Winning With Managed Service, Not Speed, For the Long-Term Win
The key for service provider prosperity in the years to come isn’t raw speed, but managed services that deliver great experiences to customers. With plenty of broadband competition expected in most markets, service providers can’t sit on their fiber laurels, but instead pursue value-added services that provide utility to customers and increase average revenue per user.
“Most of the growth in fiber in four years is going to be happening across all states, smaller cities, rural areas, and suburbs,” said Matt Collins, Executive Vice President of Commercial Operations and Chief Marketing Officer at Calix. “We have government initiatives, we have private money flowing in. We estimate the private funding flowing into [the fiber] market is as big or bigger than the government funding programs that have been announced, which is pretty astounding. If you serve a community where the density is more than 20 households per square mile, you’re probably going to have more than one fiber service provider in that market.”
Collins said many forward-thinking fiber providers are already looking at ways to differentiate against expected competition, with gigabit and multigigabit speeds unlikely to provide an edge over time.
“Speed is the start,” Collins said. “You have to have an amazing network if you want to deliver a great experience, but 10 Gig is not a go-to-market strategy. It’s a great investment strategy for a long term business. Your go-to-market strategy has to be something other than the technical capabilities for the network.”
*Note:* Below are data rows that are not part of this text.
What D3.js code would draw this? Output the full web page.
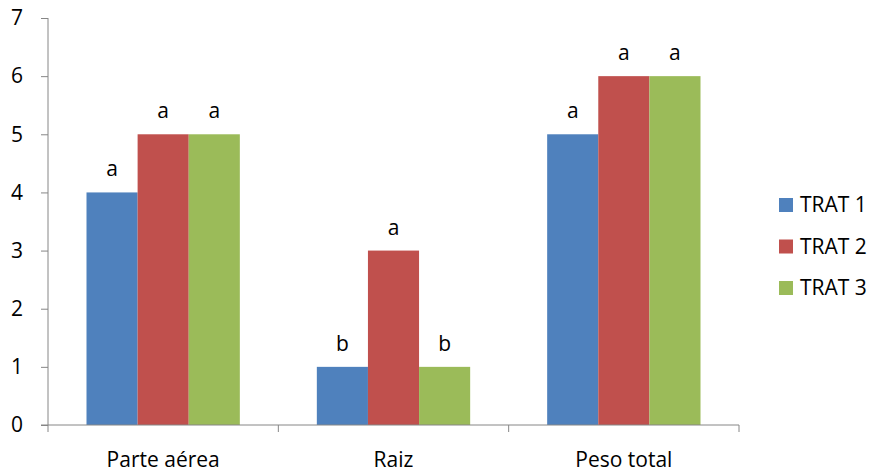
<!DOCTYPE html>
<html><head><meta charset="utf-8">
<script src="https://cdn.jsdelivr.net/npm/d3@7"></script>
<style>body{margin:0;background:#fff}svg{display:block}text{font-family:"Open Sans",sans-serif;fill:#000}</style>
</head><body><svg id="c" width="871" height="474"></svg>
<script>
const categories = ["Parte aérea", "Raiz", "Peso total"];
const seriesNames = ["TRAT 1", "TRAT 2", "TRAT 3"];
const trat1 = [4, 1, 5];
const trat2 = [5, 3, 6];
const trat3 = [5, 1, 6];
const letters1 = ["a", "b", "a"];
const letters2 = ["a", "a", "a"];
const letters3 = ["a", "b", "a"];
const yTicks = [0, 1, 2, 3, 4, 5, 6, 7];
const colors = ["#4F81BD", "#C0504D", "#9BBB59"];

const values = [trat1, trat2, trat3];
const letters = [letters1, letters2, letters3];
const svg = d3.select("#c");
const FS = 21;
const x0 = d3.scaleBand().domain(categories).range([48, 739]);
const x1 = d3.scaleBand().domain(seriesNames).range([38.5, x0.bandwidth() - 38.5]);
const y = d3.scaleLinear().domain([0, 7]).range([425, 18]);
const axisColor = "#868686";

// y axis
const ya = svg.append("g").attr("transform", "translate(48,0)")
  .call(d3.axisLeft(y).tickValues(yTicks).tickSize(7).tickPadding(18).tickFormat(d3.format("d")));
ya.select(".domain").attr("stroke", axisColor).attr("d", "M0,18V425");
ya.selectAll(".tick line").attr("stroke", axisColor);
ya.selectAll(".tick text").attr("font-size", FS).attr("font-family", "Open Sans").attr("fill", "#000");

// bars
categories.forEach((c, ci) => {
  seriesNames.forEach((s, si) => {
    const v = values[si][ci];
    svg.append("rect")
      .attr("x", x0(c) + x1(s)).attr("width", x1.bandwidth())
      .attr("y", y(v)).attr("height", y(0) - y(v))
      .attr("fill", colors[si]);
    svg.append("text")
      .attr("x", x0(c) + x1(s) + x1.bandwidth() / 2)
      .attr("y", y(v) - 16)
      .attr("text-anchor", "middle").attr("font-size", FS)
      .text(letters[si][ci]);
  });
});

// x axis
const xa = svg.append("g").attr("transform", "translate(0,425)");
xa.append("line").attr("x1", 41).attr("x2", 739).attr("stroke", axisColor);
const bounds = categories.map(c => x0(c)).concat([x0.range()[1]]);
xa.selectAll(".t").data(bounds).enter().append("line")
  .attr("x1", d => d).attr("x2", d => d).attr("y1", 0).attr("y2", 7).attr("stroke", axisColor);
xa.selectAll(".l").data(categories).enter().append("text")
  .attr("x", d => x0(d) + x0.bandwidth() / 2).attr("y", 42)
  .attr("text-anchor", "middle").attr("font-size", FS).text(d => d);

// legend
const lg = svg.append("g");
seriesNames.forEach((s, i) => {
  const cy = 205 + i * 41.5;
  lg.append("rect").attr("x", 779).attr("y", cy - 7).attr("width", 14).attr("height", 14).attr("fill", colors[i]);
  lg.append("text").attr("x", 800).attr("y", cy).attr("dy", "0.35em").attr("font-size", FS).text(s);
});
</script></body></html>
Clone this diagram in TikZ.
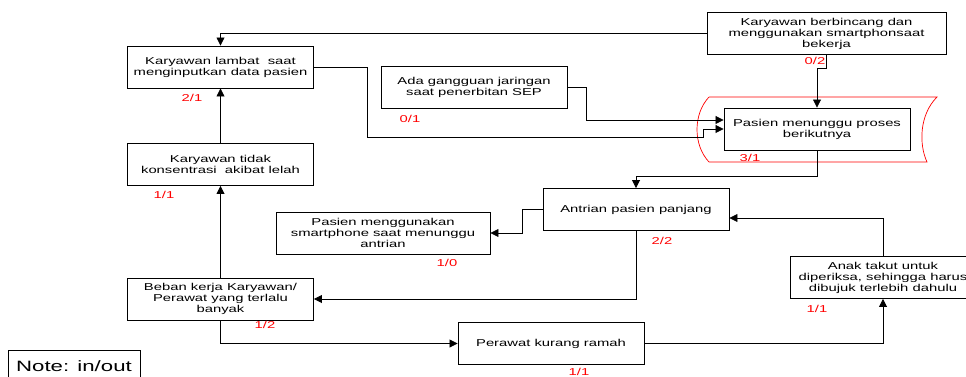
\documentclass[tikz,border=0pt]{standalone}
\usepackage{fontspec}
\setmainfont{Liberation Sans}[FakeStretch=1.48]
\usetikzlibrary{arrows.meta}

\begin{document}
\begin{tikzpicture}[x=1pt, y=-1pt,
  box/.style={draw, line width=0.9pt, fill=white, inner sep=0pt, align=center,
    minimum width=186pt, minimum height=42pt, font=\fontsize{10}{11}\selectfont},
  inout/.style={text=red, inner sep=0pt, font=\fontsize{10}{11}\selectfont},
  arr/.style={line width=0.8pt, -{Triangle[length=8pt, width=8pt]}}]
  \useasboundingbox (0,0) rectangle (966,377);
  \clip (0,0) rectangle (966,377);
  % red stored data shape
  \draw[red, line width=0.7pt] (709,97) -- (937,97)
    .. controls (919,115) and (919,145) .. (927,162) -- (709,162)
    .. controls (693,145) and (693,114) .. (709,97);
  \draw (220.5,67) node[box] (lambat) {Karyawan lambat\ \ saat\\menginputkan data pasien};
  \draw (220.5,164.5) node[box] (tidak) {Karyawan tidak\\konsentrasi\ \ akibat lelah};
  \draw (220.5,299) node[box] (beban) {Beban kerja Karyawan/\\Perawat yang terlalu\\banyak};
  \draw (474,87.5) node[box] (gangguan) {Ada gangguan jaringan\\saat penerbitan SEP};
  \draw (826.5,33.5) node[box, minimum width=239pt] (berbincang) {Karyawan berbincang dan\\menggunakan smartphonsaat\\bekerja};
  \draw (817,129) node[box] (menunggu) {Pasien menunggu proses\\berikutnya};
  \draw (636,209.5) node[box] (antrian) {Antrian pasien panjang};
  \draw (383,233) node[box, minimum width=214pt] (hp) {Pasien menggunakan\\smartphone saat menunggu\\antrian};
  \draw (883,277.5) node[box] (anak) {Anak takut untuk\\diperiksa, sehingga harus\\dibujuk terlebih dahulu};
  \draw (551,343.5) node[box] (ramah) {Perawat kurang ramah};
  \draw (74,366) node[box, minimum width=132pt, minimum height=32pt,
    font=\fontsize{15}{17}\selectfont] (note) {Note: in/out};
  % in/out labels
  \node[inout] (l1) at (192,98) {2/1};
  \node[inout] (l2) at (164,195) {1/1};
  \node[inout] (l3) at (265,325) {1/2};
  \node[inout] (l4) at (410,119) {0/1};
  \node[inout] (l5) at (815,61) {0/2};
  \node[inout] (l6) at (750,158) {3/1};
  \node[inout] (l7) at (662,241) {2/2};
  \node[inout] (l8) at (447,263) {1/0};
  \node[inout] (l9) at (817,309) {1/1};
  \node[inout] (l10) at (579,372) {1/1};
  % connectors
  \draw[arr] (berbincang.west) -| (lambat.north);
  \draw[arr] (berbincang.south) -- ++(0,13) -| (menunggu.north);
  \draw[arr] (lambat.east) -- ++(53,0) |- (703,137) |- (menunggu.west);
  \draw[arr] (gangguan.east) -- ++(19,0) |- ([yshift=9pt]menunggu.west);
  \draw[arr] (menunggu.south) -- ++(0,26) -| (antrian.north);
  \draw[arr] (antrian.west) -- ++(-20,0) |- (hp.east);
  \draw[arr] (antrian.south) |- (beban.east);
  \draw[arr] (anak.north) |- ([yshift=-8.5pt]antrian.east);
  \draw[arr] (ramah.east) -| (anak.south);
  \draw[arr] (beban.south) |- (ramah.west);
  \draw[arr] (beban) -- (tidak);
  \draw[arr] (tidak) -- (lambat);
\end{tikzpicture}
\end{document}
Experiences will be the name of the game, Collins said, with consumers not identifying themselves by the speed of the service they are getting, but as gamers needing low-latency, households that need robust synchronous bandwidth to support work from home, small businesses, and the like.
“Successful service providers are recognizing that this is how they have to present themselves,” Collins said. “That’s how they create a great connection that they can deliver on.”
The way to build and establish connections with the customers is with continuous innovation, providing services that the customer doesn’t know they need, but will pay for. “You have to find ways to surprise your customer on a regular basis with something that they may not even expect, but it delights them.”
More importantly, managed services provide the stickiness needed to keep customers and also contributes to higher average revenue per user. Managed network services purchased by customers tended to contribute to higher NPS scores for those customers, a leading indicator that they’re going to stick around instead of moving to a different service provider because of a simple price difference.